I’m starting now to see more bands coming from elsewhere to Dundee, which has been really good. There’s a big scene in Inverness – especially the Inverness hardcore scene, it’s coming up BIG TIME right now, and I’ve seen loads of bands like King Kobalt and Below The Neck coming down here to play places like Conroy’s Basement and Church.’
So are you happy to be playing music in Scotland right now?
‘Oh absolutely. There’s genuinely no other place I’d rather be doing it.
You hear all this stuff as well, like Hey, wanna make it as a rapper? You gotta move to LA, or You wanna make it as, like, a grime artist? You gotta move to London or whatever. And I’m like man, I can’t afford that! And also I don’t wanna be around a big community of people who are all tryna be top dog. I’d rather be in this community where we embrace each other.‘
Are there any particular Dundee artists that you admire?
‘Man, there’s quite a few. I’ve got a lot of time for people like McLaren. ‘Living a Lie’, I think that’s the new song he did. […] It’s very grime-inspired, like most rap is in Scotland ’cause it’s the biggest scene in Scotland. But yeah, it’s drill beats and drill-based hip-hop.
There’s also a guy called GiMik who’s been doing a lot of rap battles. One of the sickest freestylers I’ve seen in Scotland. You’ll hang out with him and he’ll just be sittin’ in the corner spittin’ bars the entire night! And you just sit and watch him. It’s awesome. And all the guys in the North East Collective. I’ve got big respect for them.’
So what’s next for Elliot Stradling?
‘I have a single coming out on Saturday [14th December]: The Plot To Kill The Postman. It’s a kind of an emotional, melodic rap ballad in a way.

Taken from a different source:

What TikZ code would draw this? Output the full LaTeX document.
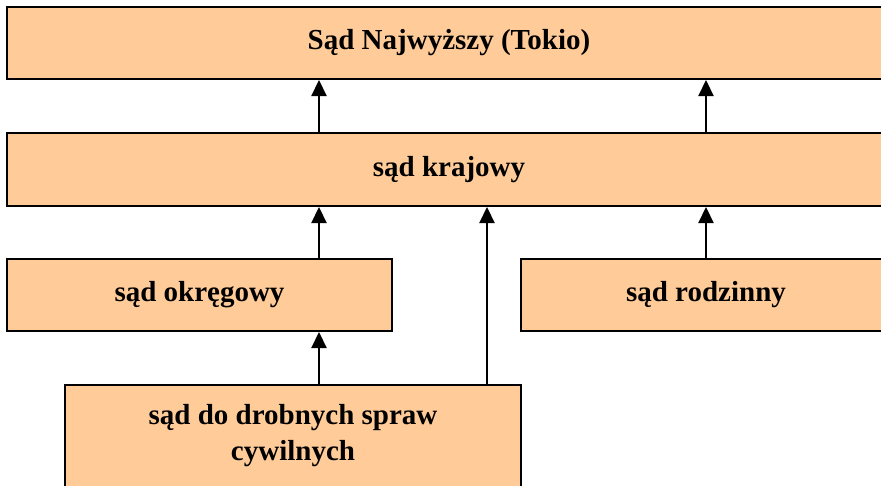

I’m pretty stoked on it; I’m happy with the way it’s come out.
It’s really different to rookie season as well. So stylistically it’ll be interesting to see how people think I fit this different style. As much as I love the aesthetic choices on Rookie Season, I don’t wanna be pigeon-holed as that sound.
Now [my sound is] just something that’s been inspired by other things and other artists. I’ve listened to, as I said, a bunch of Juice Wrld and Trippie Redd, and y’know, Joji (“Filthy Frank”‘s musical project) [laughs].’
Stradling confessed that he couldn’t say much more about his upcoming track, but by that point I was sold. It’s people like Stradling who make me truly excited about the Scottish music scene and where its heading.